Cyclohexanone is a six-carbon cyclic ketone, a common starting point in organic reactions due to its reactive carbonyl group. The carbonyl group (\(C=O\)) is highly susceptible to nucleophilic attack, which is crucial in many transformation processes. In our case, cyclohexanone undergoes a reaction with a secondary amine, such as dimethylamine, to form an enamine. For this reaction to succeed, certain conditions are essential.

• The presence of an acid catalyst: This is not only important for activating the carbonyl group but also for stabilizing the transition state in the reaction.
• Continuous removal of water: This assists in shifting the reaction equilibrium towards the formation of the enamine product.

Thus, cyclohexanone serves as the keystone molecule in this synthesis, with its reactivity being the prime driver for successful enamine formation.

Secondary amines like dimethylamine play a pivotal role in enamine formation. A secondary amine consists of two organic groups attached to the nitrogen atom as opposed to primary amines, which have only one. This structural difference is significant because:

• Secondary amines are more adept at forming enamines compared to primary amines, which form imines.
• In reactions with ketones or aldehydes, the secondary amine attacks the electrophilic carbon of the carbonyl group. This forms a tetrahedral intermediate.
• Following the formation of this intermediate and subsequent shifts in the molecular structure, an enamine, which is characterized by a C=C double bond adjacent to a nitrogen atom, is generated.

The involvement of secondary amines, therefore, determines whether an enamine or an imine will result from a reaction with a carbonyl group.

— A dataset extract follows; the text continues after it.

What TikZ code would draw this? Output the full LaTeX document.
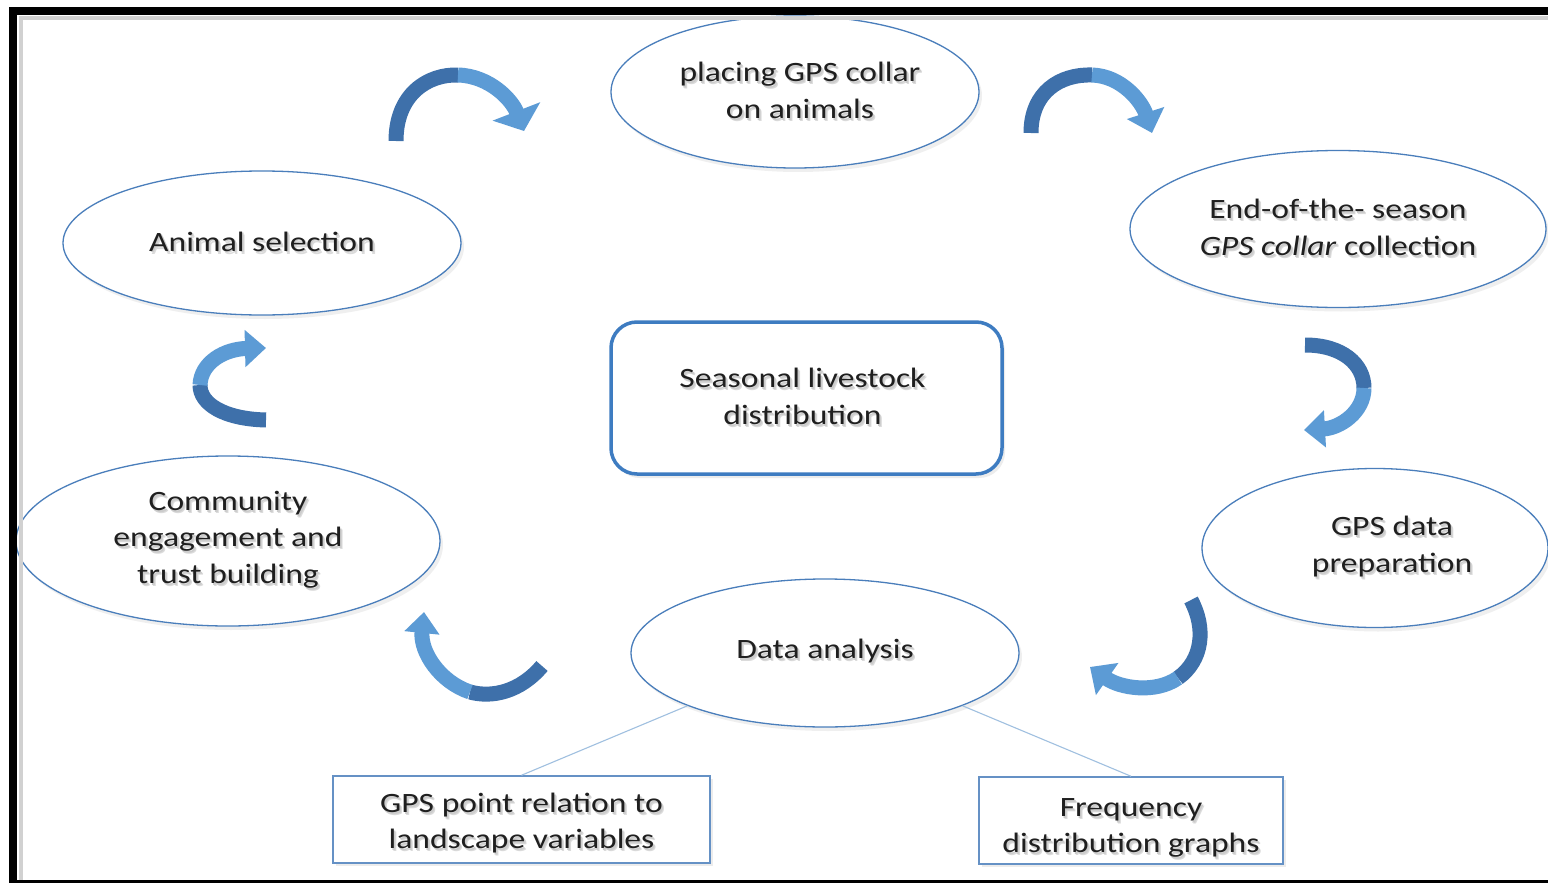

Acid-catalyzed reactions are fundamental in organic chemistry, especially in facilitating difficult transformations. In the context of cyclohexanone and dimethylamine, the acid catalyst is crucial for several reasons:

• It protonates the oxygen of the carbonyl group in cyclohexanone, increasing the electrophilic character of the carbon, which is vital for subsequent nucleophilic attack.
• It helps stabilize any charged intermediates or transition states that form during the reaction.
• In acid-catalyzed formations like these, controlling the acidity level is important as too much acid may lead to side reactions or degrade sensitive amines.

Thus, the acid catalyst doesn't just facilitate the reaction; it directs the formation pathway, making it possible for dense molecules like enamines to form efficiently and effectively.